=== Given data ===

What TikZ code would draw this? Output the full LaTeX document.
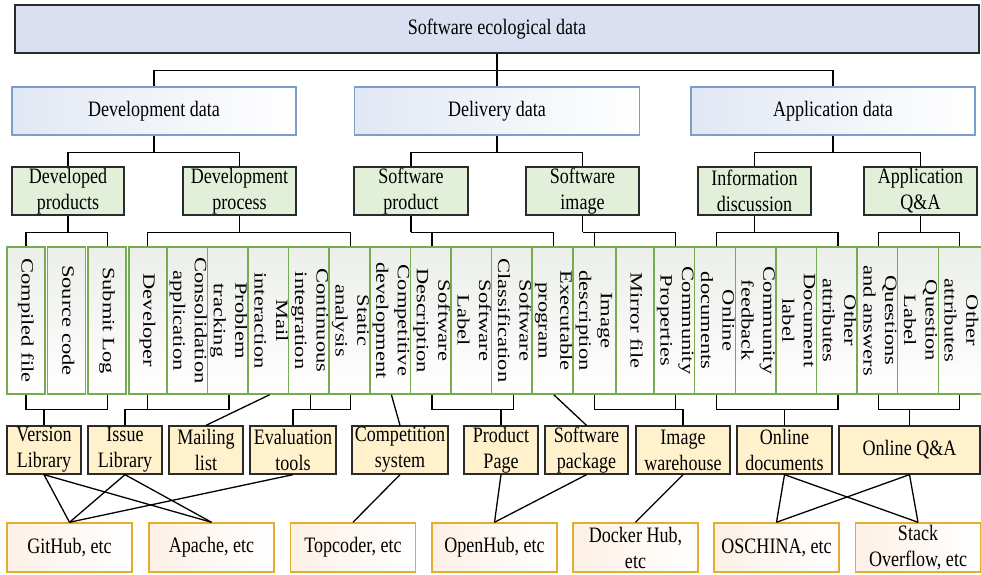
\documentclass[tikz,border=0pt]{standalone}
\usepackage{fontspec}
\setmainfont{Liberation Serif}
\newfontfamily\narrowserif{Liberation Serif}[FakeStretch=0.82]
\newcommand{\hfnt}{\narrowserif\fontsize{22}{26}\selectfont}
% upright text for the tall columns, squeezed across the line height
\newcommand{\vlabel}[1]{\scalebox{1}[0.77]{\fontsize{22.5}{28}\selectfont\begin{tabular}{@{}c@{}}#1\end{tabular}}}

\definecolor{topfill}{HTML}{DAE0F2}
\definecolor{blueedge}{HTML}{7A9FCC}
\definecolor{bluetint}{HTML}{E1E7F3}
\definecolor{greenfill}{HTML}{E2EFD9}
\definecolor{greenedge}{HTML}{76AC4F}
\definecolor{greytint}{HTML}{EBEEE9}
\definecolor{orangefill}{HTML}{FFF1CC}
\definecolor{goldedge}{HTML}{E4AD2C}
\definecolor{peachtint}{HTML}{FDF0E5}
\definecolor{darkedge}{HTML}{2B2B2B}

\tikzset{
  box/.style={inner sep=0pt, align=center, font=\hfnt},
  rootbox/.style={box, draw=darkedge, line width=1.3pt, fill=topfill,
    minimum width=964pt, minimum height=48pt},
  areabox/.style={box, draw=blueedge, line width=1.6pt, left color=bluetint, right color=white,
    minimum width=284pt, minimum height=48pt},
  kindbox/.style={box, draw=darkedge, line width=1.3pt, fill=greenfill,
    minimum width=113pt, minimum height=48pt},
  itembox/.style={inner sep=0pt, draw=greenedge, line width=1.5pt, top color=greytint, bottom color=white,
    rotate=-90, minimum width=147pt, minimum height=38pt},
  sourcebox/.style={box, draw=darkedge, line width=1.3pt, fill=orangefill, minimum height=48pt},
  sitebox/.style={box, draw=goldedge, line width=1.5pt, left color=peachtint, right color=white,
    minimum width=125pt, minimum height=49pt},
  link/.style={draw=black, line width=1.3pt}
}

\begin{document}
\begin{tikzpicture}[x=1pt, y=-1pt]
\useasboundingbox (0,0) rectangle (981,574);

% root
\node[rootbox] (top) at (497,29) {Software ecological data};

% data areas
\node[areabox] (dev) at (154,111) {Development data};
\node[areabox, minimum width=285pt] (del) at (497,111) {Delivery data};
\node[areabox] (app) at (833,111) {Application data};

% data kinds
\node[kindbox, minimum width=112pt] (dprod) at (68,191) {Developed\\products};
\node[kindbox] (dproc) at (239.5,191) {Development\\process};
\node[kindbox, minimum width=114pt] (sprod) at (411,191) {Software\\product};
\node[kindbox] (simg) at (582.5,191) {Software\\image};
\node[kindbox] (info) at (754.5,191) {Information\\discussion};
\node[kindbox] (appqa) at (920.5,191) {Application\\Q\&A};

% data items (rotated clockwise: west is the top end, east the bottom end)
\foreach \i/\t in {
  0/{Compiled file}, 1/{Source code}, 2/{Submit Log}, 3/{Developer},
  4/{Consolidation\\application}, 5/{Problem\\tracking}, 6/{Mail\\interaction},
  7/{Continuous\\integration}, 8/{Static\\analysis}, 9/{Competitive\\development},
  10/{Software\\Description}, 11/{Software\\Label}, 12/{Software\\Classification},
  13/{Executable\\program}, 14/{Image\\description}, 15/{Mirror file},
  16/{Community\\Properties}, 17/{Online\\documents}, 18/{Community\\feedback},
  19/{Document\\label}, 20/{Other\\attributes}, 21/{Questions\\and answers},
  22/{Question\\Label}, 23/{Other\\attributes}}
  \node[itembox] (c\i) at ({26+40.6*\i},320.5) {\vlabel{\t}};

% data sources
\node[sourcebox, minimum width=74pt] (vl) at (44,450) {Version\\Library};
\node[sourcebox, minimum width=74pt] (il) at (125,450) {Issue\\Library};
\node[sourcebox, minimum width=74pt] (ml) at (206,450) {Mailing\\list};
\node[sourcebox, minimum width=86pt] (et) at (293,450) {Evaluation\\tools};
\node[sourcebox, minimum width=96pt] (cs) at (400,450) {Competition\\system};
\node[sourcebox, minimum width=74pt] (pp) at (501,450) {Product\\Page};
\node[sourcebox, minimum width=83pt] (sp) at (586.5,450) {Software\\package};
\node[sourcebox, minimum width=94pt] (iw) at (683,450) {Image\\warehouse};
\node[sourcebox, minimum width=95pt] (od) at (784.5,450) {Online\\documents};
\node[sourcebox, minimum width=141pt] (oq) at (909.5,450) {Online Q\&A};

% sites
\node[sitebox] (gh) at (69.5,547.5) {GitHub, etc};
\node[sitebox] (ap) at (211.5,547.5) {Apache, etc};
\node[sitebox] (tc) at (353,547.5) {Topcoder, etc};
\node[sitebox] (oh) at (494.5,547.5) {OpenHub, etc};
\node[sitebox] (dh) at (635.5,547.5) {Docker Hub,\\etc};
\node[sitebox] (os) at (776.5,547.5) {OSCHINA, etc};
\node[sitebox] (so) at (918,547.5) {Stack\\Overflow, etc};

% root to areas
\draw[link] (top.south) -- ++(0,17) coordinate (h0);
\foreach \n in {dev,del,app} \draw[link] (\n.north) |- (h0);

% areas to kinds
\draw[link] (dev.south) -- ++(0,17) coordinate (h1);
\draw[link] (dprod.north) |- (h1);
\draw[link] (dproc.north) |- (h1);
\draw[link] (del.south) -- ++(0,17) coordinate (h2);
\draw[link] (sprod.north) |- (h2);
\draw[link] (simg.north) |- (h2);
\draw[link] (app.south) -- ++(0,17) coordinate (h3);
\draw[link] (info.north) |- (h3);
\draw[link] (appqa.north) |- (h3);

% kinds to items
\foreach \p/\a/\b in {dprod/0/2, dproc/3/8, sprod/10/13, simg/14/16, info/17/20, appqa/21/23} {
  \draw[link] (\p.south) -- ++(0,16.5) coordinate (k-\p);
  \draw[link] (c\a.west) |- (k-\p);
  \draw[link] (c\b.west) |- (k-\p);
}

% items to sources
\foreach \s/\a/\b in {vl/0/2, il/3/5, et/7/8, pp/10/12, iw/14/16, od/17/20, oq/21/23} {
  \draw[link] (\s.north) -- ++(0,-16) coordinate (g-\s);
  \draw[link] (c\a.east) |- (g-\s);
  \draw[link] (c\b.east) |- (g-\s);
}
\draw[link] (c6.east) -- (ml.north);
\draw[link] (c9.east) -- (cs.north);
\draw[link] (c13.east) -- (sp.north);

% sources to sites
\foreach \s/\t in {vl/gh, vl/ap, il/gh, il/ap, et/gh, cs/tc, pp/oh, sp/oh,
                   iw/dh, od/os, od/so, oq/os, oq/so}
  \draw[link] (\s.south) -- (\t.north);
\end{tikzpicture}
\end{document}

===

## What needs to be done
Please reproduce the listing exactly from its opening line through the line that contains "(app) at (833,111)", both included, with all pictures omitted.

## Solution to this exercise
What TikZ code would draw this? Output the full LaTeX document.
\documentclass[tikz,border=0pt]{standalone}
\usepackage{fontspec}
\setmainfont{Liberation Serif}
\newfontfamily\narrowserif{Liberation Serif}[FakeStretch=0.82]
\newcommand{\hfnt}{\narrowserif\fontsize{22}{26}\selectfont}
% upright text for the tall columns, squeezed across the line height
\newcommand{\vlabel}[1]{\scalebox{1}[0.77]{\fontsize{22.5}{28}\selectfont\begin{tabular}{@{}c@{}}#1\end{tabular}}}

\definecolor{topfill}{HTML}{DAE0F2}
\definecolor{blueedge}{HTML}{7A9FCC}
\definecolor{bluetint}{HTML}{E1E7F3}
\definecolor{greenfill}{HTML}{E2EFD9}
\definecolor{greenedge}{HTML}{76AC4F}
\definecolor{greytint}{HTML}{EBEEE9}
\definecolor{orangefill}{HTML}{FFF1CC}
\definecolor{goldedge}{HTML}{E4AD2C}
\definecolor{peachtint}{HTML}{FDF0E5}
\definecolor{darkedge}{HTML}{2B2B2B}

\tikzset{
  box/.style={inner sep=0pt, align=center, font=\hfnt},
  rootbox/.style={box, draw=darkedge, line width=1.3pt, fill=topfill,
    minimum width=964pt, minimum height=48pt},
  areabox/.style={box, draw=blueedge, line width=1.6pt, left color=bluetint, right color=white,
    minimum width=284pt, minimum height=48pt},
  kindbox/.style={box, draw=darkedge, line width=1.3pt, fill=greenfill,
    minimum width=113pt, minimum height=48pt},
  itembox/.style={inner sep=0pt, draw=greenedge, line width=1.5pt, top color=greytint, bottom color=white,
    rotate=-90, minimum width=147pt, minimum height=38pt},
  sourcebox/.style={box, draw=darkedge, line width=1.3pt, fill=orangefill, minimum height=48pt},
  sitebox/.style={box, draw=goldedge, line width=1.5pt, left color=peachtint, right color=white,
    minimum width=125pt, minimum height=49pt},
  link/.style={draw=black, line width=1.3pt}
}

\begin{document}
\begin{tikzpicture}[x=1pt, y=-1pt]
\useasboundingbox (0,0) rectangle (981,574);

% root
\node[rootbox] (top) at (497,29) {Software ecological data};

% data areas
\node[areabox] (dev) at (154,111) {Development data};
\node[areabox, minimum width=285pt] (del) at (497,111) {Delivery data};
\node[areabox] (app) at (833,111) {Application data};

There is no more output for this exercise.